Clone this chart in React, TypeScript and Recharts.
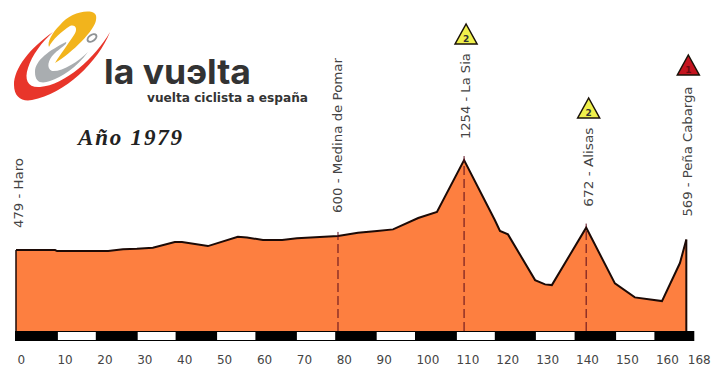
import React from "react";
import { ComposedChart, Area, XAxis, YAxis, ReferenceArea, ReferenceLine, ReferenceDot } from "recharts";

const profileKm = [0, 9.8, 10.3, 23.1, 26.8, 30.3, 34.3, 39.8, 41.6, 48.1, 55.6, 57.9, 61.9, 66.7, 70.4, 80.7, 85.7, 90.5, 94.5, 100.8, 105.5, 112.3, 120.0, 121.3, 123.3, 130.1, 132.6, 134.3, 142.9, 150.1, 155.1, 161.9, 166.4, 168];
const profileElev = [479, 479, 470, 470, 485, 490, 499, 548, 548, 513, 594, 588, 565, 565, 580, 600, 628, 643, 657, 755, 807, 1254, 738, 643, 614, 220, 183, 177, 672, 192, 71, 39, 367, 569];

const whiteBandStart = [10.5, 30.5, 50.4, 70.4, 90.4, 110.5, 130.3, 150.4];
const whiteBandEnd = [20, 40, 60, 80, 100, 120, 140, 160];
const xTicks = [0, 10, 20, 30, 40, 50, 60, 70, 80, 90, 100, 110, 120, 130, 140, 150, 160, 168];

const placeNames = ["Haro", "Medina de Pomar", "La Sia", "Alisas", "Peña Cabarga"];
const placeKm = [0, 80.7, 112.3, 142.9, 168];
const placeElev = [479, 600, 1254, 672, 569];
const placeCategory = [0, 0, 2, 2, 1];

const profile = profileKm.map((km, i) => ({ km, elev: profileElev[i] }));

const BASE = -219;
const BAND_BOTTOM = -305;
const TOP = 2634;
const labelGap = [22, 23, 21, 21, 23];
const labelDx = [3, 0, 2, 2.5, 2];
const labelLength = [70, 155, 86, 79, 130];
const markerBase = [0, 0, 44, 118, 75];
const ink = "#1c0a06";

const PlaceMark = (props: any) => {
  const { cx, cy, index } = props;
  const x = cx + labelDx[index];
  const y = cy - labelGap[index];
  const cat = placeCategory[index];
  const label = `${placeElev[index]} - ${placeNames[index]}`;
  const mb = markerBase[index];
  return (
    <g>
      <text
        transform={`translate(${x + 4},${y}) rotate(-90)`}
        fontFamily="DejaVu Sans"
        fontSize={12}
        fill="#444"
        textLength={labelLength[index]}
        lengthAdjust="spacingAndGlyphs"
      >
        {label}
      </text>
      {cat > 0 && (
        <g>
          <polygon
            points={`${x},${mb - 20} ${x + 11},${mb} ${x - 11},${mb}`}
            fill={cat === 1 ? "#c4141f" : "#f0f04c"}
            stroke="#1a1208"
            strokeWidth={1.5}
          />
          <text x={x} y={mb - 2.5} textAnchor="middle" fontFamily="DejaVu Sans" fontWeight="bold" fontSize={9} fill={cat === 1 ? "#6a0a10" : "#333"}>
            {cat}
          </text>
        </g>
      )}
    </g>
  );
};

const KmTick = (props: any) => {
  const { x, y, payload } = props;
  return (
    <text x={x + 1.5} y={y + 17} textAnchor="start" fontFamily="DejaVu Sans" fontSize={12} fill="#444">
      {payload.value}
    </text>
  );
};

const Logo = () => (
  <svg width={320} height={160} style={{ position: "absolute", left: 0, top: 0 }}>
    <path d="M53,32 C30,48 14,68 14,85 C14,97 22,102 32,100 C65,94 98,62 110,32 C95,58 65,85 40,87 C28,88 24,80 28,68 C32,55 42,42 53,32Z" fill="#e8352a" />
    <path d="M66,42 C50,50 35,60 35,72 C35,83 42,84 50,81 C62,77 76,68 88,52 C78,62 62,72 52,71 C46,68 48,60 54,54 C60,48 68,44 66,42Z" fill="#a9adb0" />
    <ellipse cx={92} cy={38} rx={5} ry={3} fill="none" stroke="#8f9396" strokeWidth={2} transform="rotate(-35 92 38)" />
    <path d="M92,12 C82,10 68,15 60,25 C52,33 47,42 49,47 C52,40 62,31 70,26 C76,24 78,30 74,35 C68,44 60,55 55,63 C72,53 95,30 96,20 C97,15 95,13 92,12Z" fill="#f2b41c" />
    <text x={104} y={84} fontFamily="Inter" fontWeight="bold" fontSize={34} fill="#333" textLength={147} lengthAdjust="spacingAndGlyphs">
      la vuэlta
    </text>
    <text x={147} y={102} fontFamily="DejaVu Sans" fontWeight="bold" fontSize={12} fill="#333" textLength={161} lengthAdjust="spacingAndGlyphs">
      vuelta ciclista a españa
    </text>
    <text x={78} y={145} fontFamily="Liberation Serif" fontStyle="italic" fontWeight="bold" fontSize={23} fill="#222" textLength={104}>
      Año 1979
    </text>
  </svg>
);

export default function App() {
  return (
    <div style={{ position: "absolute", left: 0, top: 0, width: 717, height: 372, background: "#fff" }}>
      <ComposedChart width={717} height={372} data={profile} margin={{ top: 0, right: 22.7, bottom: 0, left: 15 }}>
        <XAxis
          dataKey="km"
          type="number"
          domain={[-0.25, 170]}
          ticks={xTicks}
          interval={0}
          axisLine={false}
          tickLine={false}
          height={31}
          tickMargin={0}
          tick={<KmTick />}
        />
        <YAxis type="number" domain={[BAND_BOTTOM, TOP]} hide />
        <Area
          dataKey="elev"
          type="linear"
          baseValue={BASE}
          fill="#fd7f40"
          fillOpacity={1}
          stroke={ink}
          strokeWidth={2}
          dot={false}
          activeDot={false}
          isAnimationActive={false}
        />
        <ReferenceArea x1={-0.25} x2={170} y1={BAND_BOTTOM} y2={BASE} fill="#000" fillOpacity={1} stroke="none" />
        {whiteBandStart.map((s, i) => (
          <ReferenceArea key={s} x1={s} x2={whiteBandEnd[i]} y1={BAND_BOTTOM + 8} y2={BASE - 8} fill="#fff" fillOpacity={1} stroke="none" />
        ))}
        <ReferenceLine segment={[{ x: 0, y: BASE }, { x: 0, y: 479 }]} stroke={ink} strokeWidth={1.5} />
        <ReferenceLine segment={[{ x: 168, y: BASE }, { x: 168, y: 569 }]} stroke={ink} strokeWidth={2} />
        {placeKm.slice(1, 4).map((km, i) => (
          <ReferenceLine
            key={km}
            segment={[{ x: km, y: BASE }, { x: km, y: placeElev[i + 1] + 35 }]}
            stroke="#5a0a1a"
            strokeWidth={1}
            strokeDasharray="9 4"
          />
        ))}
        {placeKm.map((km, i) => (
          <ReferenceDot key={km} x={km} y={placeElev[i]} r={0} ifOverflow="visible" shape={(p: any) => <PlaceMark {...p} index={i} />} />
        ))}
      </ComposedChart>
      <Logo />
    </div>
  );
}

The exercise: Omit the pictures and output all of the other material exactly.

Exercise response:
Clone this chart in React, TypeScript and Recharts.
import React from "react";
import { ComposedChart, Area, XAxis, YAxis, ReferenceArea, ReferenceLine, ReferenceDot } from "recharts";

const profileKm = [0, 9.8, 10.3, 23.1, 26.8, 30.3, 34.3, 39.8, 41.6, 48.1, 55.6, 57.9, 61.9, 66.7, 70.4, 80.7, 85.7, 90.5, 94.5, 100.8, 105.5, 112.3, 120.0, 121.3, 123.3, 130.1, 132.6, 134.3, 142.9, 150.1, 155.1, 161.9, 166.4, 168];
const profileElev = [479, 479, 470, 470, 485, 490, 499, 548, 548, 513, 594, 588, 565, 565, 580, 600, 628, 643, 657, 755, 807, 1254, 738, 643, 614, 220, 183, 177, 672, 192, 71, 39, 367, 569];

const whiteBandStart = [10.5, 30.5, 50.4, 70.4, 90.4, 110.5, 130.3, 150.4];
const whiteBandEnd = [20, 40, 60, 80, 100, 120, 140, 160];
const xTicks = [0, 10, 20, 30, 40, 50, 60, 70, 80, 90, 100, 110, 120, 130, 140, 150, 160, 168];

const placeNames = ["Haro", "Medina de Pomar", "La Sia", "Alisas", "Peña Cabarga"];
const placeKm = [0, 80.7, 112.3, 142.9, 168];
const placeElev = [479, 600, 1254, 672, 569];
const placeCategory = [0, 0, 2, 2, 1];

const profile = profileKm.map((km, i) => ({ km, elev: profileElev[i] }));

const BASE = -219;
const BAND_BOTTOM = -305;
const TOP = 2634;
const labelGap = [22, 23, 21, 21, 23];
const labelDx = [3, 0, 2, 2.5, 2];
const labelLength = [70, 155, 86, 79, 130];
const markerBase = [0, 0, 44, 118, 75];
const ink = "#1c0a06";

const PlaceMark = (props: any) => {
  const { cx, cy, index } = props;
  const x = cx + labelDx[index];
  const y = cy - labelGap[index];
  const cat = placeCategory[index];
  const label = `${placeElev[index]} - ${placeNames[index]}`;
  const mb = markerBase[index];
  return (
    <g>
      <text
        transform={`translate(${x + 4},${y}) rotate(-90)`}
        fontFamily="DejaVu Sans"
        fontSize={12}
        fill="#444"
        textLength={labelLength[index]}
        lengthAdjust="spacingAndGlyphs"
      >
        {label}
      </text>
      {cat > 0 && (
        <g>
          <polygon
            points={`${x},${mb - 20} ${x + 11},${mb} ${x - 11},${mb}`}
            fill={cat === 1 ? "#c4141f" : "#f0f04c"}
            stroke="#1a1208"
            strokeWidth={1.5}
          />
          <text x={x} y={mb - 2.5} textAnchor="middle" fontFamily="DejaVu Sans" fontWeight="bold" fontSize={9} fill={cat === 1 ? "#6a0a10" : "#333"}>
            {cat}
          </text>
        </g>
      )}
    </g>
  );
};

const KmTick = (props: any) => {
  const { x, y, payload } = props;
  return (
    <text x={x + 1.5} y={y + 17} textAnchor="start" fontFamily="DejaVu Sans" fontSize={12} fill="#444">
      {payload.value}
    </text>
  );
};

const Logo = () => (
  <svg width={320} height={160} style={{ position: "absolute", left: 0, top: 0 }}>
    <path d="M53,32 C30,48 14,68 14,85 C14,97 22,102 32,100 C65,94 98,62 110,32 C95,58 65,85 40,87 C28,88 24,80 28,68 C32,55 42,42 53,32Z" fill="#e8352a" />
    <path d="M66,42 C50,50 35,60 35,72 C35,83 42,84 50,81 C62,77 76,68 88,52 C78,62 62,72 52,71 C46,68 48,60 54,54 C60,48 68,44 66,42Z" fill="#a9adb0" />
    <ellipse cx={92} cy={38} rx={5} ry={3} fill="none" stroke="#8f9396" strokeWidth={2} transform="rotate(-35 92 38)" />
    <path d="M92,12 C82,10 68,15 60,25 C52,33 47,42 49,47 C52,40 62,31 70,26 C76,24 78,30 74,35 C68,44 60,55 55,63 C72,53 95,30 96,20 C97,15 95,13 92,12Z" fill="#f2b41c" />
    <text x={104} y={84} fontFamily="Inter" fontWeight="bold" fontSize={34} fill="#333" textLength={147} lengthAdjust="spacingAndGlyphs">
      la vuэlta
    </text>
    <text x={147} y={102} fontFamily="DejaVu Sans" fontWeight="bold" fontSize={12} fill="#333" textLength={161} lengthAdjust="spacingAndGlyphs">
      vuelta ciclista a españa
    </text>
    <text x={78} y={145} fontFamily="Liberation Serif" fontStyle="italic" fontWeight="bold" fontSize={23} fill="#222" textLength={104}>
      Año 1979
    </text>
  </svg>
);

export default function App() {
  return (
    <div style={{ position: "absolute", left: 0, top: 0, width: 717, height: 372, background: "#fff" }}>
      <ComposedChart width={717} height={372} data={profile} margin={{ top: 0, right: 22.7, bottom: 0, left: 15 }}>
        <XAxis
          dataKey="km"
          type="number"
          domain={[-0.25, 170]}
          ticks={xTicks}
          interval={0}
          axisLine={false}
          tickLine={false}
          height={31}
          tickMargin={0}
          tick={<KmTick />}
        />
        <YAxis type="number" domain={[BAND_BOTTOM, TOP]} hide />
        <Area
          dataKey="elev"
          type="linear"
          baseValue={BASE}
          fill="#fd7f40"
          fillOpacity={1}
          stroke={ink}
          strokeWidth={2}
          dot={false}
          activeDot={false}
          isAnimationActive={false}
        />
        <ReferenceArea x1={-0.25} x2={170} y1={BAND_BOTTOM} y2={BASE} fill="#000" fillOpacity={1} stroke="none" />
        {whiteBandStart.map((s, i) => (
          <ReferenceArea key={s} x1={s} x2={whiteBandEnd[i]} y1={BAND_BOTTOM + 8} y2={BASE - 8} fill="#fff" fillOpacity={1} stroke="none" />
        ))}
        <ReferenceLine segment={[{ x: 0, y: BASE }, { x: 0, y: 479 }]} stroke={ink} strokeWidth={1.5} />
        <ReferenceLine segment={[{ x: 168, y: BASE }, { x: 168, y: 569 }]} stroke={ink} strokeWidth={2} />
        {placeKm.slice(1, 4).map((km, i) => (
          <ReferenceLine
            key={km}
            segment={[{ x: km, y: BASE }, { x: km, y: placeElev[i + 1] + 35 }]}
            stroke="#5a0a1a"
            strokeWidth={1}
            strokeDasharray="9 4"
          />
        ))}
        {placeKm.map((km, i) => (
          <ReferenceDot key={km} x={km} y={placeElev[i]} r={0} ifOverflow="visible" shape={(p: any) => <PlaceMark {...p} index={i} />} />
        ))}
      </ComposedChart>
      <Logo />
    </div>
  );
}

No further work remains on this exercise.